___ Data shown ___
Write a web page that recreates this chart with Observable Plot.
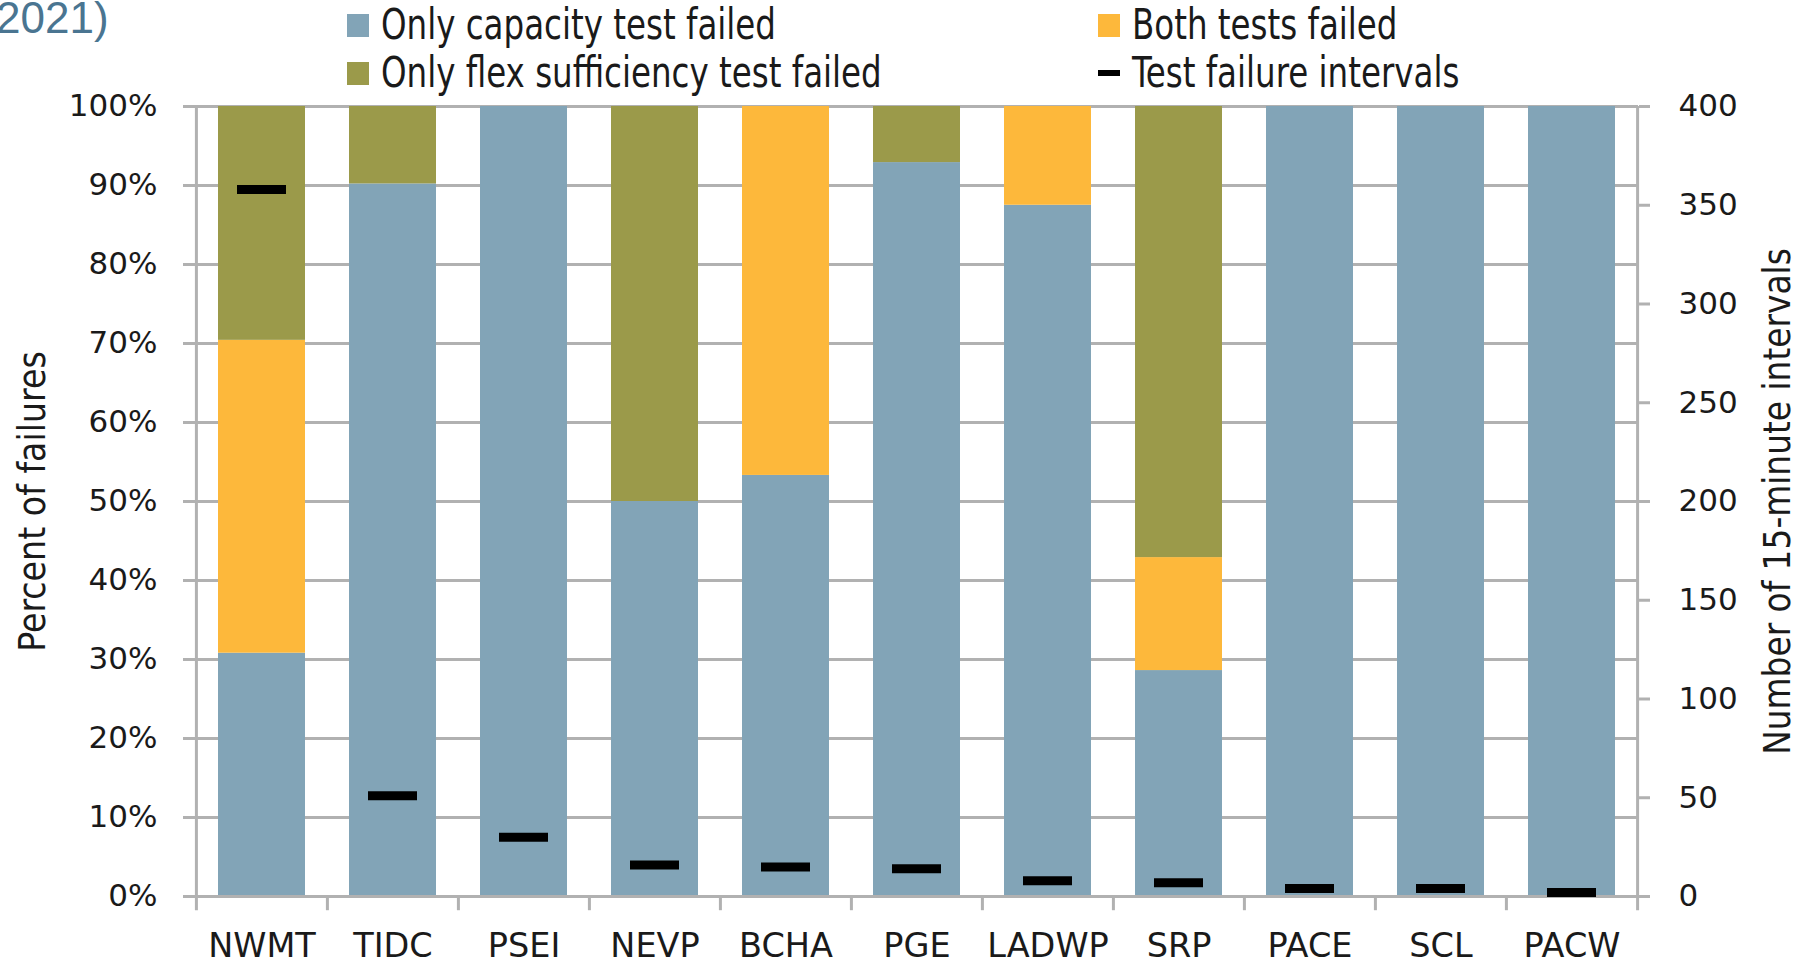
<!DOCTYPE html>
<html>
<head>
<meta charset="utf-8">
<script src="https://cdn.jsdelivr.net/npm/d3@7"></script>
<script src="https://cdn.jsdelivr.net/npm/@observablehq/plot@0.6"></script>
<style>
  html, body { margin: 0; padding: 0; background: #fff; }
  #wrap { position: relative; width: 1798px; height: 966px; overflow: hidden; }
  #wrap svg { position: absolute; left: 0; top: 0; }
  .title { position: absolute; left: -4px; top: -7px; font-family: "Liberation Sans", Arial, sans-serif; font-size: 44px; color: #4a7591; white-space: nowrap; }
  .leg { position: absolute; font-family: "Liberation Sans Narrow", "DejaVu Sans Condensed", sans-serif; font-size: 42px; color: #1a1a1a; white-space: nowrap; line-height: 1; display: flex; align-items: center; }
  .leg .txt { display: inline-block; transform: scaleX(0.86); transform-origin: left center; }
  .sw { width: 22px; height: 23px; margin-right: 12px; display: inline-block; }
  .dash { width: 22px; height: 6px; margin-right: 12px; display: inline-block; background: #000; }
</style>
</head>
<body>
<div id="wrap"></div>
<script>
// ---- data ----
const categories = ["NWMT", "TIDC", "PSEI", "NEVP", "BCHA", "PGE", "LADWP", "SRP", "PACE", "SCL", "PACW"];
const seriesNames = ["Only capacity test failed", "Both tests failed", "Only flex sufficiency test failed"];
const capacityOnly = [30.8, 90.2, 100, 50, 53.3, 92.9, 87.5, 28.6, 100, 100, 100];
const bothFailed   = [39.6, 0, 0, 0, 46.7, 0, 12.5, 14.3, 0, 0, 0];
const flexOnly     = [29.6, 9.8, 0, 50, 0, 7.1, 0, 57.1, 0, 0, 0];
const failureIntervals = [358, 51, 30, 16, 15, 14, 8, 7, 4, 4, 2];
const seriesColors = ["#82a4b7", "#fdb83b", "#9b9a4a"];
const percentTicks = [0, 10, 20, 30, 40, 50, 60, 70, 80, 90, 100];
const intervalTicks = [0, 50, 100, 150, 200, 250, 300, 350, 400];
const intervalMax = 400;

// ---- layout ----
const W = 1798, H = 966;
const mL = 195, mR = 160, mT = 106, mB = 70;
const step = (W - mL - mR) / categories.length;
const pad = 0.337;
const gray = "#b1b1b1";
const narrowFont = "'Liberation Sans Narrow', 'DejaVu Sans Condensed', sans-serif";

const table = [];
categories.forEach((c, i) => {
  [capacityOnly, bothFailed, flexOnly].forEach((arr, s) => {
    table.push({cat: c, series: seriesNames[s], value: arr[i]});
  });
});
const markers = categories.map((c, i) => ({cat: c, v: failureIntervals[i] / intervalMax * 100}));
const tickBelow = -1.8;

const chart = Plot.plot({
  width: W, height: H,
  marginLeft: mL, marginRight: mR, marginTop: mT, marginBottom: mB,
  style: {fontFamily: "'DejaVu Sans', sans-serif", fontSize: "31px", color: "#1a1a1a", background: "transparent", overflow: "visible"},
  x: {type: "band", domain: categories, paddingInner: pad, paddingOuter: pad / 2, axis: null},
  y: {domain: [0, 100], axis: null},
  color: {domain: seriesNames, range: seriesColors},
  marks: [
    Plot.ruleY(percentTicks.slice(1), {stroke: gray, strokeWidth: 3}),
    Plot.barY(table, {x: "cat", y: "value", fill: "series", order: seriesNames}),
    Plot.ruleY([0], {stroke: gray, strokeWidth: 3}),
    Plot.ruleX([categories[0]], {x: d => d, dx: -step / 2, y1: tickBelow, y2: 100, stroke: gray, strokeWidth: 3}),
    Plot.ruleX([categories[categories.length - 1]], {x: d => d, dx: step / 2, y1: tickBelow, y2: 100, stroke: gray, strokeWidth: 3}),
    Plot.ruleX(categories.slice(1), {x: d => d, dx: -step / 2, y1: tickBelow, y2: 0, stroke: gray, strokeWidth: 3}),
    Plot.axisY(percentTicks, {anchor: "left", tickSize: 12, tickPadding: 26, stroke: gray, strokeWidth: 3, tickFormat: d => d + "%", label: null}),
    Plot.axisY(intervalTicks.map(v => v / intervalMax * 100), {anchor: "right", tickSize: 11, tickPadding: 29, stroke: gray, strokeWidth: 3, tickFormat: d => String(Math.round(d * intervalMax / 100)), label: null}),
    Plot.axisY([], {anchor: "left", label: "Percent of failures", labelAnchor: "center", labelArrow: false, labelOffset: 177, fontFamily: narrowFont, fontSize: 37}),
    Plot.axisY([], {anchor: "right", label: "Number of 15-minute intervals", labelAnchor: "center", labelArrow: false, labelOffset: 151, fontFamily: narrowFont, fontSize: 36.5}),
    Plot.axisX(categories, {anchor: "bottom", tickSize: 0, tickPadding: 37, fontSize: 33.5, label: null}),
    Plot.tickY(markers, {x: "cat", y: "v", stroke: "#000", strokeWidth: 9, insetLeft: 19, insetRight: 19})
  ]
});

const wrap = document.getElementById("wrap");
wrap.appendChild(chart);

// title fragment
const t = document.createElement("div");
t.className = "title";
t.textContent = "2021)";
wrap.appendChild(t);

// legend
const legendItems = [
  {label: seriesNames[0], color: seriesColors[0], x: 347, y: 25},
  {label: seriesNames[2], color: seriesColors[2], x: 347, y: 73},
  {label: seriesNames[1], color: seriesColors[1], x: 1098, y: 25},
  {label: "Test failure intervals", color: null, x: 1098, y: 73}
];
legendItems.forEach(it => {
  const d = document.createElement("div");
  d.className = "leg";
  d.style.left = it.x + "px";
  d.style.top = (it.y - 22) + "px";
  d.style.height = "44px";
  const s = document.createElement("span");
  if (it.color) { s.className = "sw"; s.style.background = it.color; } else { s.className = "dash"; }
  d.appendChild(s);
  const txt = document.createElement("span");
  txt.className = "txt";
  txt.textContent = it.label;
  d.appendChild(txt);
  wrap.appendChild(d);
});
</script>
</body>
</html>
___
Write the lines above out again exactly, without any of their pictures.

Write a web page that recreates this chart with Observable Plot.
<!DOCTYPE html>
<html>
<head>
<meta charset="utf-8">
<script src="https://cdn.jsdelivr.net/npm/d3@7"></script>
<script src="https://cdn.jsdelivr.net/npm/@observablehq/plot@0.6"></script>
<style>
  html, body { margin: 0; padding: 0; background: #fff; }
  #wrap { position: relative; width: 1798px; height: 966px; overflow: hidden; }
  #wrap svg { position: absolute; left: 0; top: 0; }
  .title { position: absolute; left: -4px; top: -7px; font-family: "Liberation Sans", Arial, sans-serif; font-size: 44px; color: #4a7591; white-space: nowrap; }
  .leg { position: absolute; font-family: "Liberation Sans Narrow", "DejaVu Sans Condensed", sans-serif; font-size: 42px; color: #1a1a1a; white-space: nowrap; line-height: 1; display: flex; align-items: center; }
  .leg .txt { display: inline-block; transform: scaleX(0.86); transform-origin: left center; }
  .sw { width: 22px; height: 23px; margin-right: 12px; display: inline-block; }
  .dash { width: 22px; height: 6px; margin-right: 12px; display: inline-block; background: #000; }
</style>
</head>
<body>
<div id="wrap"></div>
<script>
// ---- data ----
const categories = ["NWMT", "TIDC", "PSEI", "NEVP", "BCHA", "PGE", "LADWP", "SRP", "PACE", "SCL", "PACW"];
const seriesNames = ["Only capacity test failed", "Both tests failed", "Only flex sufficiency test failed"];
const capacityOnly = [30.8, 90.2, 100, 50, 53.3, 92.9, 87.5, 28.6, 100, 100, 100];
const bothFailed   = [39.6, 0, 0, 0, 46.7, 0, 12.5, 14.3, 0, 0, 0];
const flexOnly     = [29.6, 9.8, 0, 50, 0, 7.1, 0, 57.1, 0, 0, 0];
const failureIntervals = [358, 51, 30, 16, 15, 14, 8, 7, 4, 4, 2];
const seriesColors = ["#82a4b7", "#fdb83b", "#9b9a4a"];
const percentTicks = [0, 10, 20, 30, 40, 50, 60, 70, 80, 90, 100];
const intervalTicks = [0, 50, 100, 150, 200, 250, 300, 350, 400];
const intervalMax = 400;

// ---- layout ----
const W = 1798, H = 966;
const mL = 195, mR = 160, mT = 106, mB = 70;
const step = (W - mL - mR) / categories.length;
const pad = 0.337;
const gray = "#b1b1b1";
const narrowFont = "'Liberation Sans Narrow', 'DejaVu Sans Condensed', sans-serif";

const table = [];
categories.forEach((c, i) => {
  [capacityOnly, bothFailed, flexOnly].forEach((arr, s) => {
    table.push({cat: c, series: seriesNames[s], value: arr[i]});
  });
});
const markers = categories.map((c, i) => ({cat: c, v: failureIntervals[i] / intervalMax * 100}));
const tickBelow = -1.8;

const chart = Plot.plot({
  width: W, height: H,
  marginLeft: mL, marginRight: mR, marginTop: mT, marginBottom: mB,
  style: {fontFamily: "'DejaVu Sans', sans-serif", fontSize: "31px", color: "#1a1a1a", background: "transparent", overflow: "visible"},
  x: {type: "band", domain: categories, paddingInner: pad, paddingOuter: pad / 2, axis: null},
  y: {domain: [0, 100], axis: null},
  color: {domain: seriesNames, range: seriesColors},
  marks: [
    Plot.ruleY(percentTicks.slice(1), {stroke: gray, strokeWidth: 3}),
    Plot.barY(table, {x: "cat", y: "value", fill: "series", order: seriesNames}),
    Plot.ruleY([0], {stroke: gray, strokeWidth: 3}),
    Plot.ruleX([categories[0]], {x: d => d, dx: -step / 2, y1: tickBelow, y2: 100, stroke: gray, strokeWidth: 3}),
    Plot.ruleX([categories[categories.length - 1]], {x: d => d, dx: step / 2, y1: tickBelow, y2: 100, stroke: gray, strokeWidth: 3}),
    Plot.ruleX(categories.slice(1), {x: d => d, dx: -step / 2, y1: tickBelow, y2: 0, stroke: gray, strokeWidth: 3}),
    Plot.axisY(percentTicks, {anchor: "left", tickSize: 12, tickPadding: 26, stroke: gray, strokeWidth: 3, tickFormat: d => d + "%", label: null}),
    Plot.axisY(intervalTicks.map(v => v / intervalMax * 100), {anchor: "right", tickSize: 11, tickPadding: 29, stroke: gray, strokeWidth: 3, tickFormat: d => String(Math.round(d * intervalMax / 100)), label: null}),
    Plot.axisY([], {anchor: "left", label: "Percent of failures", labelAnchor: "center", labelArrow: false, labelOffset: 177, fontFamily: narrowFont, fontSize: 37}),
    Plot.axisY([], {anchor: "right", label: "Number of 15-minute intervals", labelAnchor: "center", labelArrow: false, labelOffset: 151, fontFamily: narrowFont, fontSize: 36.5}),
    Plot.axisX(categories, {anchor: "bottom", tickSize: 0, tickPadding: 37, fontSize: 33.5, label: null}),
    Plot.tickY(markers, {x: "cat", y: "v", stroke: "#000", strokeWidth: 9, insetLeft: 19, insetRight: 19})
  ]
});

const wrap = document.getElementById("wrap");
wrap.appendChild(chart);

// title fragment
const t = document.createElement("div");
t.className = "title";
t.textContent = "2021)";
wrap.appendChild(t);

// legend
const legendItems = [
  {label: seriesNames[0], color: seriesColors[0], x: 347, y: 25},
  {label: seriesNames[2], color: seriesColors[2], x: 347, y: 73},
  {label: seriesNames[1], color: seriesColors[1], x: 1098, y: 25},
  {label: "Test failure intervals", color: null, x: 1098, y: 73}
];
legendItems.forEach(it => {
  const d = document.createElement("div");
  d.className = "leg";
  d.style.left = it.x + "px";
  d.style.top = (it.y - 22) + "px";
  d.style.height = "44px";
  const s = document.createElement("span");
  if (it.color) { s.className = "sw"; s.style.background = it.color; } else { s.className = "dash"; }
  d.appendChild(s);
  const txt = document.createElement("span");
  txt.className = "txt";
  txt.textContent = it.label;
  d.appendChild(txt);
  wrap.appendChild(d);
});
</script>
</body>
</html>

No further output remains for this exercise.